The two largest global container lines have mutually agreed to end their vessel-sharing partnership in January 2025.

A joint statement by Vincent Clerc, CEO of A. P. Moller – Maersk, and Soren Toft, CEO of MSC, said that discontinuing the vessel-sharing alliance would allow both companies to “pursue their individual strategies”.

Consultant Drewry observed that decoupling the 2M alliance agreement could leave Maersk in “a tight spot” because “it is too big to join an existing alliance and too small to go it alone”.

However, while MSC has size in its favor, there is a risk. Drewry warned that to fill its ships, MSC could return to its old market share/low-cost model, destabilizing the market.

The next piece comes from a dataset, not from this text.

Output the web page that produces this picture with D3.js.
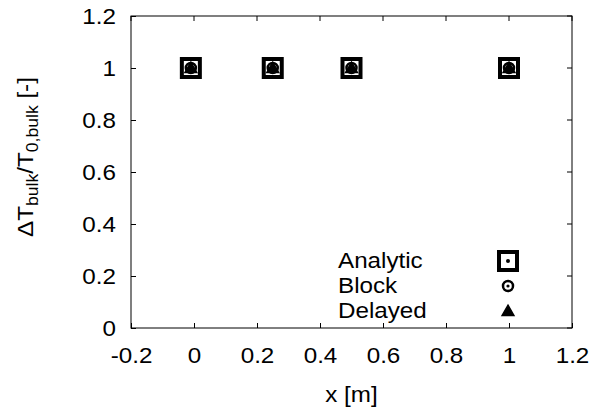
<!DOCTYPE html>
<html><head><meta charset="utf-8">
<script src="https://cdn.jsdelivr.net/npm/d3@7"></script>
<style>body{margin:0;background:#fff}svg{display:block;font-family:"Liberation Sans",Arial,sans-serif}</style>
</head><body><svg id="c" width="593" height="412"></svg>
<script>
const xPositions = [-0.01, 0.25, 0.5, 1.0];
const analytic = [1, 1, 1, 1];
const block = [1, 1, 1, 1];
const delayed = [1, 1, 1, 1];
const seriesNames = ["Analytic", "Block", "Delayed"];
const xTicks = [-0.2, 0, 0.2, 0.4, 0.6, 0.8, 1, 1.2];
const yTicks = [0, 0.2, 0.4, 0.6, 0.8, 1, 1.2];

const svg = d3.select("#c");
const L = 131, R = 572, T = 16, B = 328;
const x = d3.scaleLinear().domain([-0.2, 1.2]).range([L, R]);
const y = d3.scaleLinear().domain([0, 1.2]).range([B, T]);
const fs = 22, sx = 1.1;

svg.append("rect").attr("x", L).attr("y", T).attr("width", R - L).attr("height", B - T)
  .attr("fill", "none").attr("stroke", "#000").attr("stroke-width", 1);

const fmt = d => String(+d.toFixed(1)).replace("\u2212", "-");
const xa = svg.append("g").attr("transform", `translate(0,${B})`)
  .call(d3.axisBottom(x).tickValues(xTicks).tickSize(-5).tickPadding(19).tickFormat(fmt));
const ya = svg.append("g").attr("transform", `translate(${L},0)`)
  .call(d3.axisLeft(y).tickValues(yTicks).tickSize(-5).tickPadding(15).tickFormat(fmt));
[xa, ya].forEach(a => {
  a.select(".domain").remove();
  a.selectAll("text").attr("font-size", fs).attr("font-family", "Liberation Sans, Arial, sans-serif").attr("fill", "#000");
  a.selectAll("line").attr("stroke", "#000");
});
svg.append("g").selectAll("line").data(xTicks).join("line")
  .attr("x1", d => x(d)).attr("x2", d => x(d)).attr("y1", T).attr("y2", T + 5).attr("stroke", "#000");
svg.append("g").selectAll("line").data(yTicks).join("line")
  .attr("x1", R).attr("x2", R - 5).attr("y1", d => y(d)).attr("y2", d => y(d)).attr("stroke", "#000");

svg.append("text").attr("x", (L + R) / 2).attr("y", 402).attr("text-anchor", "middle")
  .attr("font-size", fs).text("x [m]");
const yl = svg.append("text").attr("class", "ylab").attr("transform", "translate(33,157) rotate(-90)")
  .attr("text-anchor", "middle").attr("font-size", fs);
yl.append("tspan").text("ΔT");
yl.append("tspan").attr("font-size", 16).attr("dy", 5).text("bulk");
yl.append("tspan").attr("dy", -5).text("/T");
yl.append("tspan").attr("font-size", 16).attr("dy", 5).text("0,bulk");
yl.append("tspan").attr("dy", -5).text(" [-]");

function drawSquare(g, cx, cy) {
  g.append("rect").attr("x", cx - 9).attr("y", cy - 9).attr("width", 18).attr("height", 18)
    .attr("fill", "none").attr("stroke", "#000").attr("stroke-width", 4);
  g.append("circle").attr("cx", cx).attr("cy", cy).attr("r", 2).attr("fill", "#000");
}
function drawCircle(g, cx, cy) {
  g.append("circle").attr("cx", cx).attr("cy", cy).attr("r", 5).attr("fill", "none")
    .attr("stroke", "#000").attr("stroke-width", 2.5);
  g.append("circle").attr("cx", cx).attr("cy", cy).attr("r", 1.6).attr("fill", "#000");
}
function drawTri(g, cx, cy) {
  g.append("path").attr("d", d3.symbol(d3.symbolTriangle, 60)()).attr("transform", `translate(${cx},${cy + 1})`)
    .attr("fill", "#000").attr("stroke", "#000").attr("stroke-width", 1.5);
}
const painters = [drawSquare, drawCircle, drawTri];
const data = [analytic, block, delayed];

const pts = svg.append("g");
data.forEach((vals, si) => {
  vals.forEach((v, i) => painters[si](pts, x(xPositions[i]), y(v)));
});

const lg = svg.append("g");
seriesNames.forEach((n, i) => {
  const cy = 261 + i * 25;
  lg.append("text").attr("x", 338).attr("y", cy + 7).attr("font-size", fs).text(n);
  painters[i](lg, 508, cy);
});

// horizontal stretch of all text to match the reference's wide glyphs
svg.selectAll("text").each(function () {
  const t = d3.select(this);
  const x0 = +(t.attr("x") || 0);
  t.attr("x", x0 / sx);
  const tr = t.attr("transform") || "";
  t.attr("transform", (tr + ` scale(${sx},1)`).trim());
});
</script></body></html>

Maersk has suggested it will seek out vessel-sharing agreements to continue offering its broad global range of offerings post-2M.

Many experts are predicting there will be plenty more inter-alliance slot charter deals, similar to Hapag-Lloyd’s recent agreement with 2M for Asia to North Europe.

“Alliance membership becomes more difficult to reconcile with far-reaching vertical integration strategies of carriers.

Both Maersk and MSC have taken distinctive steps in this direction in the past few years,” commented Theo Notteboom, a professor of port and maritime economics at the University of Antwerp in a post on LinkedIn.

The dissolution of the 2M partnership is expected to reshape alliances on the Asia-Europe, Trans-Atlantic and Trans-Pacific.

“This will change the competitive dynamics on the major East-West trades for all major carriers, and clearly all carriers will take a close look at which threats and opportunities this will bring forth,” Lars Jensen, shipping analyst and CEO of Vespucci Maritime wrote on a LinkedIn post.

“This is only the first domino piece falling,” he added.